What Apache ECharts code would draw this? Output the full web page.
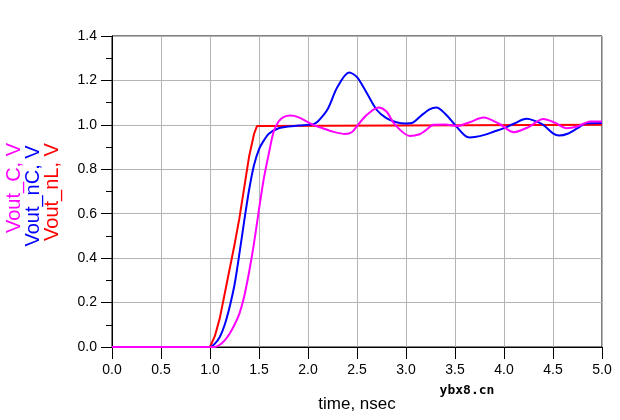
<!DOCTYPE html>
<html>
<head>
<meta charset="utf-8">
<script src="https://cdn.jsdelivr.net/npm/echarts@6/dist/echarts.min.js"></script>
<style>
  html, body { margin: 0; padding: 0; background: #fff; }
  #chart { width: 620px; height: 420px; }
</style>
</head>
<body>
<div id="chart"></div>
<script>
// values (time in ns, voltage in V)
const xTicks = [0, 0.5, 1, 1.5, 2, 2.5, 3, 3.5, 4, 4.5, 5]
const yTicks = [0, 0.2, 0.4, 0.6, 0.8, 1.0, 1.2, 1.4]

const nLTime = [0, 1.0, 1.05, 1.1, 1.15, 1.2, 1.25, 1.3, 1.35, 1.4, 1.45, 1.48, 1.5, 5.0]
const nLVolt = [0, 0, 0.05, 0.13, 0.24, 0.35, 0.46, 0.58, 0.72, 0.86, 0.96, 0.995, 1.0, 1.0]

const nCTime = [0, 1.0, 1.05, 1.1, 1.15, 1.2, 1.25, 1.3, 1.35, 1.4, 1.45, 1.5, 1.55, 1.6, 1.7, 1.8, 1.9, 2.0,
  2.05, 2.1, 2.2, 2.3, 2.42, 2.5, 2.6, 2.7, 2.8, 2.9, 3.0, 3.07, 3.15, 3.24, 3.31, 3.4, 3.5, 3.6, 3.65, 3.7, 3.8,
  3.9, 4.0, 4.1, 4.23, 4.3, 4.4, 4.5, 4.56, 4.65, 4.75, 4.84, 5.0]
const nCVolt = [0, 0, 0.015, 0.045, 0.1, 0.18, 0.28, 0.42, 0.57, 0.71, 0.82, 0.89, 0.93, 0.96, 0.985, 0.993, 0.997, 1.0,
  1.002, 1.015, 1.07, 1.17, 1.236, 1.215, 1.143, 1.068, 1.03, 1.012, 1.006, 1.01, 1.04, 1.07, 1.078, 1.05, 1.0, 0.952, 0.943, 0.945, 0.955,
  0.97, 0.985, 1.005, 1.027, 1.02, 1.0, 0.962, 0.952, 0.96, 0.985, 1.007, 1.008]

const cTime = [0, 1.05, 1.1, 1.15, 1.2, 1.25, 1.3, 1.35, 1.4, 1.45, 1.5, 1.55, 1.6, 1.65, 1.7, 1.75, 1.82, 1.9,
  2.0, 2.05, 2.15, 2.25, 2.38, 2.45, 2.51, 2.6, 2.72, 2.8, 2.89, 3.04, 3.14, 3.2, 3.28, 3.4, 3.52, 3.65,
  3.79, 3.95, 4.1, 4.25, 4.4, 4.52, 4.64, 4.76, 4.88, 5.0]
const cVolt = [0, 0, 0.01, 0.03, 0.06, 0.1, 0.15, 0.23, 0.34, 0.47, 0.62, 0.76, 0.87, 0.97, 1.015, 1.035, 1.042, 1.035,
  1.012, 1.0, 0.985, 0.97, 0.959, 0.968, 1.0, 1.045, 1.078, 1.06, 1.0, 0.95, 0.958, 0.975, 1.0, 1.002, 0.995, 1.012,
  1.033, 1.005, 0.967, 0.99, 1.026, 1.01, 0.985, 0.995, 1.015, 1.015]

const seriesNames = ['Vout_C, V', 'Vout_nC, V', 'Vout_nL, V']
const seriesColors = ['#ff00ff', '#0000ff', '#ff0000']

const font = '"Liberation Sans", Arial, sans-serif'

function pairs(xs, ys) {
  return xs.map((x, i) => [x, ys[i]])
}

const chart = echarts.init(document.getElementById('chart'))

const lineBase = {
  type: 'line',
  showSymbol: false,
  animation: false,
  lineStyle: { width: 2 }
}

chart.setOption({
  animation: false,
  grid: {
    left: 112, right: 18, top: 36, bottom: 73,
    show: true, borderColor: '#000', borderWidth: 1
  },
  xAxis: {
    type: 'value',
    min: xTicks[0],
    max: xTicks[xTicks.length - 1],
    interval: 0.5,
    name: 'time, nsec',
    nameLocation: 'middle',
    nameGap: 49,
    nameTextStyle: { color: '#000', fontSize: 17, fontFamily: font },
    axisLine: { lineStyle: { color: '#000', width: 1 } },
    axisTick: { length: 12, lineStyle: { color: '#000' } },
    axisLabel: {
      color: '#000', fontSize: 14, fontFamily: font, margin: 16,
      formatter: (v) => v.toFixed(1)
    },
    splitLine: { lineStyle: { color: '#b4b4b4', width: 1 } }
  },
  yAxis: {
    type: 'value',
    min: yTicks[0],
    max: yTicks[yTicks.length - 1],
    interval: 0.2,
    axisLine: { show: true, lineStyle: { color: '#000', width: 1 } },
    axisTick: { show: true, length: 11, lineStyle: { color: '#000' } },
    minorTick: { show: true, splitNumber: 2, length: 6, lineStyle: { color: '#000' } },
    axisLabel: {
      color: '#000', fontSize: 14, fontFamily: font, margin: 15,
      formatter: (v) => v.toFixed(1)
    },
    splitLine: { lineStyle: { color: '#b4b4b4', width: 1 } }
  },
  graphic: [
    { type: 'text', x: 14, y: 188, rotation: Math.PI / 2,
      style: { text: seriesNames[0], fill: seriesColors[0], font: '20px ' + font, align: 'center', verticalAlign: 'middle' } },
    { type: 'text', x: 33, y: 196, rotation: Math.PI / 2,
      style: { text: seriesNames[1], fill: seriesColors[1], font: '20px ' + font, align: 'center', verticalAlign: 'middle' } },
    { type: 'text', x: 52, y: 192, rotation: Math.PI / 2,
      style: { text: seriesNames[2], fill: seriesColors[2], font: '20px ' + font, align: 'center', verticalAlign: 'middle' } },
    { type: 'text', x: 467, y: 391,
      style: { text: 'ybx8.cn', fill: '#000', font: 'bold 13px "DejaVu Sans Mono", monospace', align: 'center', verticalAlign: 'middle' } }
  ],
  series: [
    { ...lineBase, name: seriesNames[2], color: seriesColors[2], data: pairs(nLTime, nLVolt), smooth: false },
    { ...lineBase, name: seriesNames[1], color: seriesColors[1], data: pairs(nCTime, nCVolt), smooth: 0.3 },
    { ...lineBase, name: seriesNames[0], color: seriesColors[0], data: pairs(cTime, cVolt), smooth: 0.3 }
  ]
})
</script>
</body>
</html>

● Goal of the exercise
Starting at the top of the listing above, reproduce each line up to and including the one with "0.995, 1.0, 1.0]"; omit the pictures.

● Full answer
What Apache ECharts code would draw this? Output the full web page.
<!DOCTYPE html>
<html>
<head>
<meta charset="utf-8">
<script src="https://cdn.jsdelivr.net/npm/echarts@6/dist/echarts.min.js"></script>
<style>
  html, body { margin: 0; padding: 0; background: #fff; }
  #chart { width: 620px; height: 420px; }
</style>
</head>
<body>
<div id="chart"></div>
<script>
// values (time in ns, voltage in V)
const xTicks = [0, 0.5, 1, 1.5, 2, 2.5, 3, 3.5, 4, 4.5, 5]
const yTicks = [0, 0.2, 0.4, 0.6, 0.8, 1.0, 1.2, 1.4]

const nLTime = [0, 1.0, 1.05, 1.1, 1.15, 1.2, 1.25, 1.3, 1.35, 1.4, 1.45, 1.48, 1.5, 5.0]
const nLVolt = [0, 0, 0.05, 0.13, 0.24, 0.35, 0.46, 0.58, 0.72, 0.86, 0.96, 0.995, 1.0, 1.0]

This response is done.